>> start

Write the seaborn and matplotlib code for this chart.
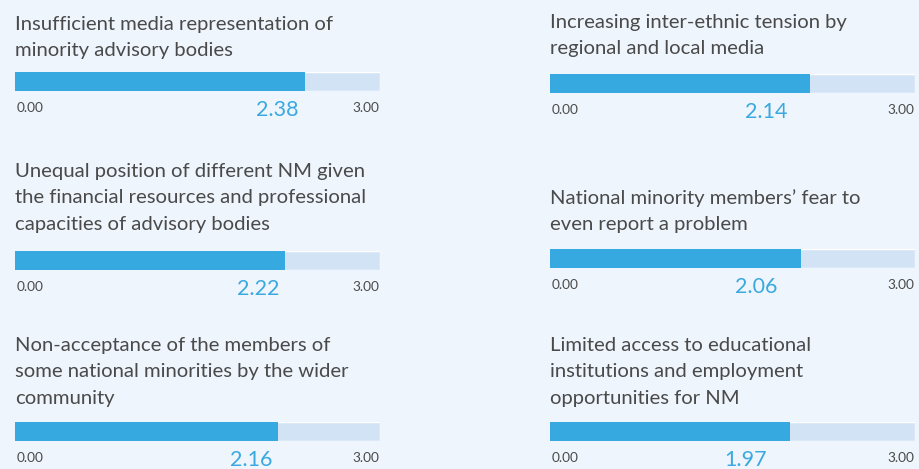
import matplotlib
matplotlib.use("Agg")
import matplotlib.pyplot as plt
import matplotlib.transforms as mtransforms
import seaborn as sns
import pandas as pd

# Survey items: mean score on a 0-3 scale
titles = [
    "Insufficient media representation of\nminority advisory bodies",
    "Increasing inter-ethnic tension by\nregional and local media",
    "Unequal position of different NM given\nthe financial resources and professional\ncapacities of advisory bodies",
    "National minority members\u2019 fear to\neven report a problem",
    "Non-acceptance of the members of\nsome national minorities by the wider\ncommunity",
    "Limited access to educational\ninstitutions and employment\nopportunities for NM",
]
scores = [2.38, 2.14, 2.22, 2.06, 2.16, 1.97]
scale_min = 0.00
scale_max = 3.00

BG = "#eef5fd"
FILL = "#36a9e0"
TRACK = "#d2e3f6"
TEXT = "#4a4a4a"
VALUE = "#3aa9df"

sns.set_theme(style="white")
plt.rcParams["font.family"] = ["Lato", "DejaVu Sans"]

W, H = 920, 469
fig = plt.figure(figsize=(W / 100, H / 100), dpi=100, facecolor=BG)

# panel layout in pixels: (track left, track right, bar top, bar bottom, first title baseline)
col_x = [(15, 380), (550, 915)]
row_geo = [
    [(72, 91, 30), (74, 93, 28)],
    [(251, 270, 177), (249, 268, 204)],
    [(422, 441, 351), (422, 441, 351)],
]
value_shift = [-27, -44]
line_gap = 26.3


def fx(px):
    return px / W


def fy(py):
    return 1 - py / H


for i, (title, score) in enumerate(zip(titles, scores)):
    r, c = divmod(i, 2)
    x0, x1 = col_x[c]
    top, bot, base = row_geo[r][c]
    ax = fig.add_axes([fx(x0), fy(bot), fx(x1) - fx(x0), (bot - top) / H])
    df = pd.DataFrame({"item": ["track", "score"], "value": [scale_max, score]})
    sns.barplot(data=df.iloc[[0]], x="value", y="item", orient="h", color=TRACK,
                width=1.0, saturation=1, ax=ax)
    ax.barh([0], [score], height=1.0, color=FILL, left=scale_min, linewidth=0)
    ax.set_xlim(scale_min, scale_max)
    ax.set_ylim(0.5, -0.5)
    ax.axis("off")

    # title lines
    for k, line in enumerate(title.split("\n")):
        fig.text(fx(x0), fy(base + k * line_gap), line, fontsize=14.6,
                 color=TEXT, ha="left", va="baseline")

    # scale end labels
    fig.text(fx(x0 + 2), fy(bot + 21), f"{scale_min:.2f}", fontsize=9.8,
             color=TEXT, ha="left", va="baseline")
    fig.text(fx(x1 - 1), fy(bot + 21), f"{scale_max:.2f}", fontsize=9.8,
             color=TEXT, ha="right", va="baseline")

    # value label near the end of the filled bar
    trans = mtransforms.offset_copy(ax.transData, fig=fig, x=value_shift[c], y=0,
                                    units="dots")
    xv, _ = trans.transform((score, 0))
    fig.text(xv / W, fy(bot + 25), f"{score:.2f}", fontsize=15.5,
             color=VALUE, ha="center", va="baseline")

fig.savefig("out.png", dpi=100, facecolor=BG)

>> end

What you have to do -> For each line in the data above that contains the string "matplotlib", extract the line.

Finished task ->
Write the seaborn and matplotlib code for this chart.
import matplotlib
matplotlib.use("Agg")
import matplotlib.pyplot as plt
import matplotlib.transforms as mtransforms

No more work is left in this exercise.